Dass man nicht in der Unternehmenszentrale in die Vollen geht, liegt daran, dass Häffner dort zu nahe an einem Wohngebiet liegt, sagt Derk Proff. Darüber hinaus wolle man die Niederlassung in der Schillerstadt ausbauen. Diese sei „als Industriestandort gut geeignet“, betont er.

Das dürfte Musik in den Ohren des Marbacher Bürgermeisters Jan Trost sein. Zumal das noch nicht das Ende der Expansionspläne von Häffner in der Schillerstadt sein muss. Denn im Energie- und Technologiepark stehe noch eine Erweiterungsfläche für das Unternehmen bereit, sagt Jan Trost. Wenngleich für dieses Areal bislang noch kein Bauantrag eingegangen sei. Unabhängig davon begrüßt es der Rathauschef, dass die GmbH die Jodgewinnungsanlage in Marbach bauen will. „Ich freue mich, dass das Unternehmen einen weiteren Betriebszweig aufmachen will“, erklärt er. Perspektivisch stärke das den Standort. Und bei der immissionsschutzrechtlichen Genehmigung sehe er auch kein Problem.

Die Produktionsanlage soll auf einem circa 300 Quadratmeter großen Bereich realisiert werden, der von der Firma bisher nicht genutzt wird. Betreiber wird die REC 53 GmbH sein. Diese Tochtergesellschaft werde dafür eigens gegründet, kündigt Derk Proff an. Drei bis vier Mitarbeiter würden nun zusätzlich eingestellt.

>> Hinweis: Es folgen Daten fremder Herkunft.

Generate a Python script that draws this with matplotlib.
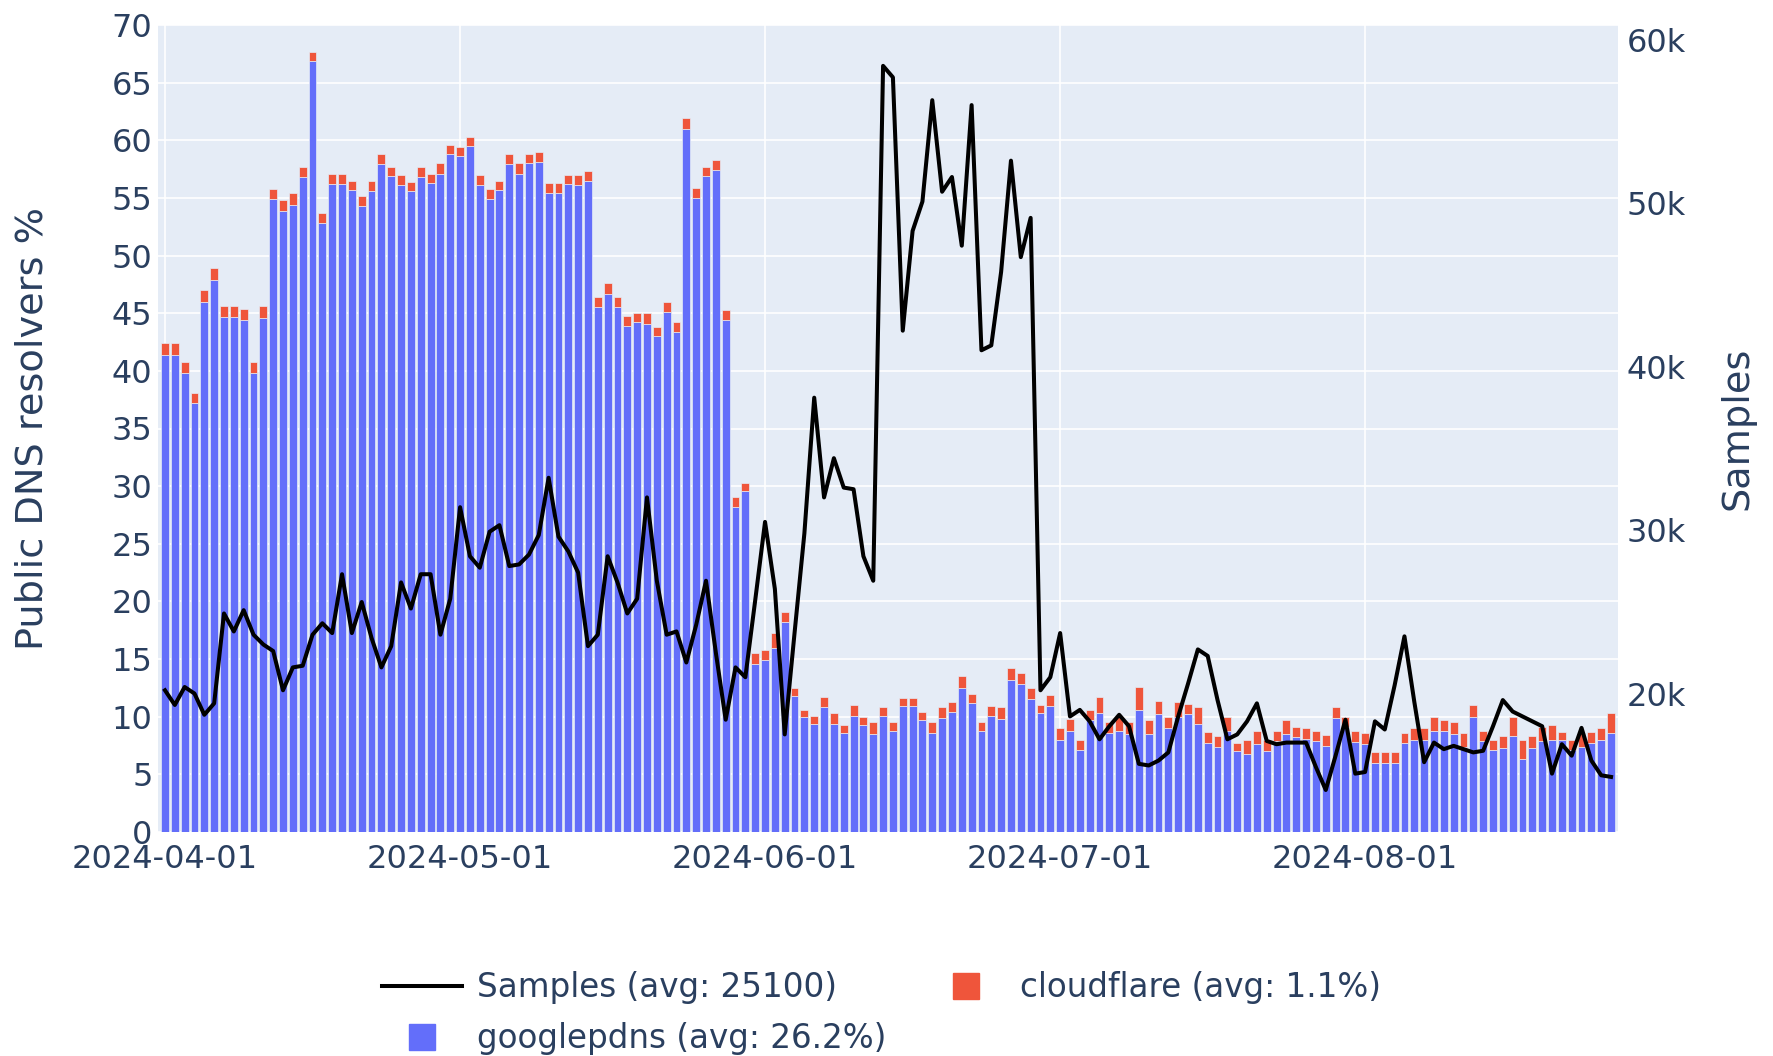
import pandas as pd
import matplotlib
matplotlib.use("Agg")
import matplotlib.pyplot as plt
import matplotlib.dates as mdates
from matplotlib.lines import Line2D
from matplotlib.ticker import FuncFormatter, MultipleLocator

#DATA
start_date = "2024-04-01"
n_days = 148

googlepdns = [
    41.4, 41.4, 39.8, 37.2, 46.0, 47.9, 44.7, 44.7, 44.4, 39.8,
    44.6, 54.9, 53.9, 54.4, 56.8, 66.9, 52.8, 56.2, 56.2, 55.7,
    54.3, 55.6, 57.9, 56.9, 56.1, 55.6, 56.8, 56.3, 57.1, 58.8,
    58.6, 59.5, 56.1, 54.9, 55.7, 57.9, 57.1, 58.0, 58.1, 55.4,
    55.4, 56.2, 56.1, 56.5, 45.5, 46.7, 45.5, 43.9, 44.2, 44.1,
    43.0, 45.1, 43.4, 61.0, 55.0, 56.9, 57.4, 44.4, 28.2, 29.6,
    14.6, 14.9, 16.0, 18.2, 11.8, 10.0, 9.4, 10.8, 9.4, 8.6,
    10.1, 9.3, 8.5, 10.1, 8.8, 10.9, 10.9, 9.7, 8.6, 9.9,
    10.4, 12.5, 11.2, 8.8, 10.1, 9.8, 13.2, 12.8, 11.5, 10.3,
    10.9, 8.0, 8.8, 7.1, 9.7, 10.3, 8.6, 8.8, 8.5, 10.6,
    8.5, 10.2, 9.0, 10.0, 10.2, 9.4, 7.7, 7.4, 8.8, 7.0,
    6.8, 7.6, 7.0, 7.9, 8.5, 8.2, 8.1, 7.9, 7.5, 9.9,
    9.1, 7.8, 7.6, 6.0, 6.0, 6.0, 7.7, 8.0, 8.0, 8.8,
    8.8, 8.5, 7.4, 10.0, 7.9, 7.1, 7.3, 8.3, 6.3, 7.3,
    7.9, 8.0, 8.0, 7.1, 7.4, 7.7, 8.0, 8.6,
]

cloudflare = [
    1.0, 1.0, 1.0, 0.9, 1.0, 1.0, 0.9, 0.9, 1.0, 1.0,
    1.0, 0.9, 0.9, 1.0, 0.9, 0.8, 0.9, 0.9, 0.9, 0.8,
    0.9, 0.9, 0.9, 0.8, 0.9, 0.8, 0.9, 0.8, 0.9, 0.8,
    0.8, 0.8, 0.9, 0.9, 0.8, 0.9, 0.9, 0.8, 0.9, 0.9,
    0.9, 0.8, 0.9, 0.8, 0.9, 0.9, 0.9, 0.9, 0.8, 0.9,
    0.8, 0.9, 0.8, 0.9, 0.9, 0.8, 0.9, 0.9, 0.9, 0.7,
    0.9, 0.9, 1.3, 0.9, 0.7, 0.6, 0.7, 0.9, 0.9, 0.7,
    0.9, 0.7, 1.0, 0.7, 0.7, 0.7, 0.7, 0.7, 0.9, 0.9,
    0.9, 1.0, 0.8, 0.7, 0.8, 1.0, 1.0, 1.0, 1.0, 0.7,
    1.0, 1.0, 1.0, 0.9, 0.9, 1.4, 0.9, 1.2, 1.0, 2.0,
    1.2, 1.2, 1.0, 1.3, 0.9, 1.4, 1.0, 0.9, 1.2, 0.7,
    1.2, 1.2, 1.0, 0.9, 1.2, 0.9, 0.9, 0.9, 0.9, 0.9,
    0.9, 1.0, 1.0, 0.9, 0.9, 0.9, 0.9, 1.0, 1.0, 1.2,
    0.9, 1.0, 1.2, 1.0, 0.9, 0.9, 1.0, 1.7, 1.7, 1.0,
    1.2, 1.3, 0.7, 0.9, 1.2, 1.0, 1.0, 1.7,
]

samples = [
    20200, 19300, 20400, 20000, 18700, 19400, 24900, 23800, 25100, 23600,
    23000, 22600, 20200, 21600, 21700, 23600, 24300, 23700, 27300, 23700,
    25600, 23400, 21600, 22900, 26800, 25200, 27300, 27300, 23600, 25800,
    31400, 28400, 27700, 29900, 30300, 27800, 27900, 28500, 29700, 33200,
    29600, 28700, 27400, 22900, 23600, 28400, 26800, 24900, 25800, 32000,
    26900, 23600, 23800, 21900, 24200, 26900, 22500, 18400, 21600, 21000,
    25700, 30500, 26400, 17500, 23700, 29800, 38100, 32000, 34400, 32600,
    32500, 28400, 26900, 58400, 57700, 42200, 48300, 50100, 56300, 50700,
    51600, 47400, 56000, 41000, 41300, 45800, 52600, 46700, 49100, 20200,
    21000, 23700, 18600, 19000, 18300, 17200, 18000, 18700, 18000, 15700,
    15600, 15900, 16400, 18600, 20600, 22700, 22300, 19600, 17200, 17500,
    18300, 19400, 17100, 16900, 17000, 17000, 17000, 15500, 14100, 16200,
    18400, 15100, 15200, 18300, 17800, 20500, 23500, 19500, 15800, 17000,
    16600, 16800, 16600, 16400, 16500, 18000, 19600, 18900, 18600, 18300,
    18000, 15100, 16900, 16200, 17900, 15900, 15000, 14900,
]

legend_labels = ["Samples (avg: 25100)", "googlepdns (avg: 26.2%)", "cloudflare (avg: 1.1%)"]

#STYLE
BG = "#E5ECF6"
TEXT = "#2a3f5f"
BLUE = "#636EFA"
RED = "#EF553B"

plt.rcParams['font.family'] = ['DejaVu Sans']

dates = pd.date_range(start_date, periods=n_days, freq="D")

fig = plt.figure(figsize=(17.74, 10.56), dpi=100)
ax = fig.add_axes([158 / 1774, 1 - 832 / 1056, 1460 / 1774, 807 / 1056])
ax.set_facecolor(BG)

ax.bar(dates, googlepdns, width=0.8, color=BLUE, edgecolor=BG, linewidth=0.5, zorder=2)
ax.bar(dates, cloudflare, width=0.8, bottom=googlepdns, color=RED, edgecolor=BG,
       linewidth=0.5, zorder=2)

ax.set_xlim(dates[0] - pd.Timedelta(hours=17), dates[-1] + pd.Timedelta(hours=17))
ax.set_ylim(0, 70)
ax.yaxis.set_major_locator(MultipleLocator(5))
ax.xaxis.set_major_locator(mdates.MonthLocator())
ax.xaxis.set_major_formatter(mdates.DateFormatter("%Y-%m-%d"))

ax.grid(True, color="white", linewidth=1.2)
ax.set_axisbelow(True)
for s in ax.spines.values():
    s.set_visible(False)
ax.tick_params(axis="both", length=0, labelsize=23, labelcolor=TEXT)
ax.tick_params(axis="y", pad=4)
ax.tick_params(axis="x", pad=9)
ax.set_ylabel("Public DNS resolvers %", fontsize=27.5, color=TEXT)
ax.yaxis.set_label_coords(-0.0733, 0.5)

#SAMPLES LINE
ax2 = ax.twinx()
ax2.plot(dates, samples, color="black", linewidth=2.9, zorder=3)
ax2.set_ylim(11530, 60900)
ax2.yaxis.set_major_locator(MultipleLocator(10000))
ax2.yaxis.set_major_formatter(FuncFormatter(lambda v, p: f"{int(round(v / 1000))}k"))
for s in ax2.spines.values():
    s.set_visible(False)
ax2.tick_params(axis="y", length=0, labelsize=23, labelcolor=TEXT, pad=6)
ax2.set_ylabel("Samples", fontsize=27.5, color=TEXT)
ax2.yaxis.set_label_coords(1.0698, 0.5)

#LEGEND
handles = [
    Line2D([], [], color="black", linewidth=2.9),
    Line2D([], [], marker="s", linestyle="none", markersize=19, color=BLUE),
    Line2D([], [], marker="s", linestyle="none", markersize=19, color=RED),
]
leg = fig.legend(handles, legend_labels, ncol=2, loc="upper left",
                 bbox_to_anchor=(382 / 1774, 1 - 971 / 1056), frameon=False,
                 fontsize=23.5, handlelength=2.45, handletextpad=0.46,
                 columnspacing=1.2, labelspacing=0.55, borderpad=0, borderaxespad=0)
for t in leg.get_texts():
    t.set_color(TEXT)

fig.savefig("out.png", dpi=100, facecolor="white")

Die Häffner Gmbh und Co. KG

Unternehmen Gegründet wurde die Firma 1903. Der Firmensitz befindet sich in Asperg. Der Standort in Marbach im Energie- und Technologiepark wurde im vergangenen Jahr eröffnet. Die Häffner GmbH ist in der Distribution und Vermarktung von chemischen Rohstoffen tätig. Das Portfolio besteht aus mehr als 3000 Produkten und reicht von Grund- und Spezialchemikalien bis hin zu Flammschutzmitteln. Der Jahresumsatz beträgt 130 Millionen Euro. Beschäftigt werden rund 170 Mitarbeiter, 28 davon in Marbach.